③ 最小の資源で最大効果のある建物営繕と美化、さらには災害リスクを考慮した機能の向上を図る。
実施内容〈バリューアップ〉
自発的な取組みだけで4年間に70項目あり、目的別に主なものを上げると以下になります。
管理組合運営の仕組みづくり
- 輪番制役員2巡目の今後20年先までの名簿を作成。また新たに役員への活動報酬を全員で負担し賄うという報酬制度の取決めをした。
- 組合ロッカーの古い資料を整理し、文書管理手法の見直しをした。
- 町内会と併用の掲示板を組合単独に分離。組合独自に掲示の工夫が出来、引越しやリフォーム等の管理手法の改善が進んだ。
財政の安定化
- 共用部の電気代削減には、全灯のLED化と電力契約コースを切替えた。5年前に比べ年間110万円の削減、35%まで下がった。
- 自転車の整理で駐輪場に空きスペースが発生。駐車場に用途変更し、年間8.4万円の収入増になった。
- 長期修繕計画と積立金の推移を睨み、「す・まいる債」を60口(3千万円)購入。今後10年間で25万円の利息が見込める。
建物営繕と機能の向上
- 長期修繕計画に基づく計画工事の完全実施と、災害危険度の確認及び備え。
- カメラドアホンの改修時に宅配ボックスを新設し、キーレスエントリーも導入した。
- 外来者用駐車場の創設を本年度の総会に提起し賛同を得た。新年度の理事会に退任後も協力し、本年末には稼働の予定。
地域交流[おまけ・副産物]
- 町内会へ補助金を活用した集会所やゴミ収集場の改修を提案。改修プランから補助金申請、施工管理まで支援した。

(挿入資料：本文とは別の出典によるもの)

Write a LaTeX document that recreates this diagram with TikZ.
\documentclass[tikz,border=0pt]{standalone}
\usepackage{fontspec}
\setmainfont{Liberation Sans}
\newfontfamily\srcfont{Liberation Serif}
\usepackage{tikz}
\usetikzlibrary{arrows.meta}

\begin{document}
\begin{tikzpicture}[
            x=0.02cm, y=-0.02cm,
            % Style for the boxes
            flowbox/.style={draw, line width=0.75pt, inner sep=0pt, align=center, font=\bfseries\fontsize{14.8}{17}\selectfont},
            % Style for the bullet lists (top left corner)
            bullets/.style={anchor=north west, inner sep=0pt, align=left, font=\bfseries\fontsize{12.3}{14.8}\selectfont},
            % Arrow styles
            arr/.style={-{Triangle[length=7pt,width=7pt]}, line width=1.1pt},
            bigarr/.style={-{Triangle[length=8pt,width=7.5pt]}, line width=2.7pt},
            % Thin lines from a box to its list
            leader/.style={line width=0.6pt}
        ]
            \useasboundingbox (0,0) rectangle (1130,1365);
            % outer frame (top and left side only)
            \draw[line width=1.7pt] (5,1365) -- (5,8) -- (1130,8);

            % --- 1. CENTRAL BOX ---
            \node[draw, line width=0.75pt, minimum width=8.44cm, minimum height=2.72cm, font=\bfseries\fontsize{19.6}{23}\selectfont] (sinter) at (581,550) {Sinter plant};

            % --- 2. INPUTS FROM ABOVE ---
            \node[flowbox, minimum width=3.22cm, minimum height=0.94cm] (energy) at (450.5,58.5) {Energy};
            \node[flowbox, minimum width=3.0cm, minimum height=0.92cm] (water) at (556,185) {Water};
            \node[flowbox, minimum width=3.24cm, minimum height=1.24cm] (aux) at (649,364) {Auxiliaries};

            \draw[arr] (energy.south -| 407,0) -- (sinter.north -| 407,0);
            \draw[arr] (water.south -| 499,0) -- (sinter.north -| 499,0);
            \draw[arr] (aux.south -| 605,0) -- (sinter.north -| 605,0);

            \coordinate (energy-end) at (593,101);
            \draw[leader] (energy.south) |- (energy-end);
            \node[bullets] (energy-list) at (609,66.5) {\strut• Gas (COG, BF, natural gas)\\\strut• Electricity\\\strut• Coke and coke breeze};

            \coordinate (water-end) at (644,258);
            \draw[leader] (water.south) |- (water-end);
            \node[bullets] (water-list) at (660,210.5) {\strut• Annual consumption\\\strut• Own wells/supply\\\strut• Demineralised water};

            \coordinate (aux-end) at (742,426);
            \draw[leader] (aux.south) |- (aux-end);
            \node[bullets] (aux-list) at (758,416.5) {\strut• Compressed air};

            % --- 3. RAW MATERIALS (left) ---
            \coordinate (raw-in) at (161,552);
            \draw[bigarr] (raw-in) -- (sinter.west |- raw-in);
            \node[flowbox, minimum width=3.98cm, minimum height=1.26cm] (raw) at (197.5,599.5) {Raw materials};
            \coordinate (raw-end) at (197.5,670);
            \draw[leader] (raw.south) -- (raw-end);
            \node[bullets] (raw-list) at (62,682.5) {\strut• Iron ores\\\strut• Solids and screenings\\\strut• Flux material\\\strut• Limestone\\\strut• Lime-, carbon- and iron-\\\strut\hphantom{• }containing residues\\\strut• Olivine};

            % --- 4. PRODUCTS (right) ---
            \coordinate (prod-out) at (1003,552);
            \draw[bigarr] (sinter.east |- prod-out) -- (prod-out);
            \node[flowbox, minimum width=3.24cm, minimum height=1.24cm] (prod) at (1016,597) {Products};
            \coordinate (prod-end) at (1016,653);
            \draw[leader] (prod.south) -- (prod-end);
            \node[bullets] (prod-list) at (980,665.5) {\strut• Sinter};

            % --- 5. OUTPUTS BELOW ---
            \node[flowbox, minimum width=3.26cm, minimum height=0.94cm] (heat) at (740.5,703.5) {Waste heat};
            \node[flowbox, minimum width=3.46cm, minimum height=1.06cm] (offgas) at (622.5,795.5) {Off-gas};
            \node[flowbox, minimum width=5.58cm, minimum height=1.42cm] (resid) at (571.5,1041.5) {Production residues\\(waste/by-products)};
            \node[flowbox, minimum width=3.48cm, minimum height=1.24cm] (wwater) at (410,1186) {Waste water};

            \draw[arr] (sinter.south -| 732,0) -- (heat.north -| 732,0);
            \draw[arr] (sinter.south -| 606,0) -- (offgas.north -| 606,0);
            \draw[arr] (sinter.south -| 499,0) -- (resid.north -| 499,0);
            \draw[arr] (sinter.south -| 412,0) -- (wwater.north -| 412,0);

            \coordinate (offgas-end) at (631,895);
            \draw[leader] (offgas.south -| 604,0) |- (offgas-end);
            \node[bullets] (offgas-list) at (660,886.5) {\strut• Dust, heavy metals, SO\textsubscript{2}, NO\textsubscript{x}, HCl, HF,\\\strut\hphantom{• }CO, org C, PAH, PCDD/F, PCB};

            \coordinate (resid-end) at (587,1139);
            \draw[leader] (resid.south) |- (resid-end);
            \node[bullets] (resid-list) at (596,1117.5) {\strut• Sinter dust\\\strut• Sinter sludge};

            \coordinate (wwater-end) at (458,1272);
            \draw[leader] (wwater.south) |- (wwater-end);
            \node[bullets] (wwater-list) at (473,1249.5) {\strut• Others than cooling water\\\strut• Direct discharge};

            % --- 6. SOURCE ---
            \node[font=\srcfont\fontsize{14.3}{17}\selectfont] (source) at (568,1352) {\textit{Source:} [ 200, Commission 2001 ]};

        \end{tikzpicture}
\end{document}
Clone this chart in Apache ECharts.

- 隣棟管理組合と合同での『住まいの相談会』を提案。住民間の交流の場にもなり、年1 回の定例行事になった。
結果
理事会が活性した!
- 理事会欠席者の変化。私からの声かけと、意欲的なコスト削減等の取組みに刺激されたのか1年目途中から欠席者はいなくなった。
- 最終4年間に使った修繕関連費用の1,600万円は、余剰金や保険金等で賄え、結果的には貯えた修繕積立金は使わないで済ませた。
- 今後10年間で1,150万円の財政の良化が確実に見込め、当分、管理費や修繕積立金の値上げは不要であるとの結論が出た。
管理組合の意義が見えた!
- 総会議案書と共有部を見るだけで簡単に資産価値が数値化できる簡易計算式を考案。管理組合の意義は、この計算式にある資産価値を決定付ける5つの要素『固定費・機能・保守・積立金・人』に対し、管理会社任せにせず主体性を以て働き続けることである、と私なりに結論付けています。当マンションをこの計算式に当てはめると、資産価値指数は17ポイントになります。4年間で6ポイント上がったと見ています。
苦労した点・工夫した点
- 理事長としての4年間には他のマンションと同様に、生活騒音や鳩の糞被害、保守業者の不手際、管理人の言動等々、気の重くなる苦情も多くありました。迅速で円満な解決を思い、その殆どを私自らが対応してきました。
居住者の声
- 「ここの住人の方は挨拶の声が明るいですね」、「20年以上経ったマンションにはとても見えないですね」など、管理員さんや外来者からよく言われます。もちろん、今は廊下の室外機置場の物品や窓格子の傘は見かけません。
- 本年度5月の総会で私は退任。挨拶の後で、組合員から4年間の活動への労いと成果に対する多くの感謝の言葉をいただきました。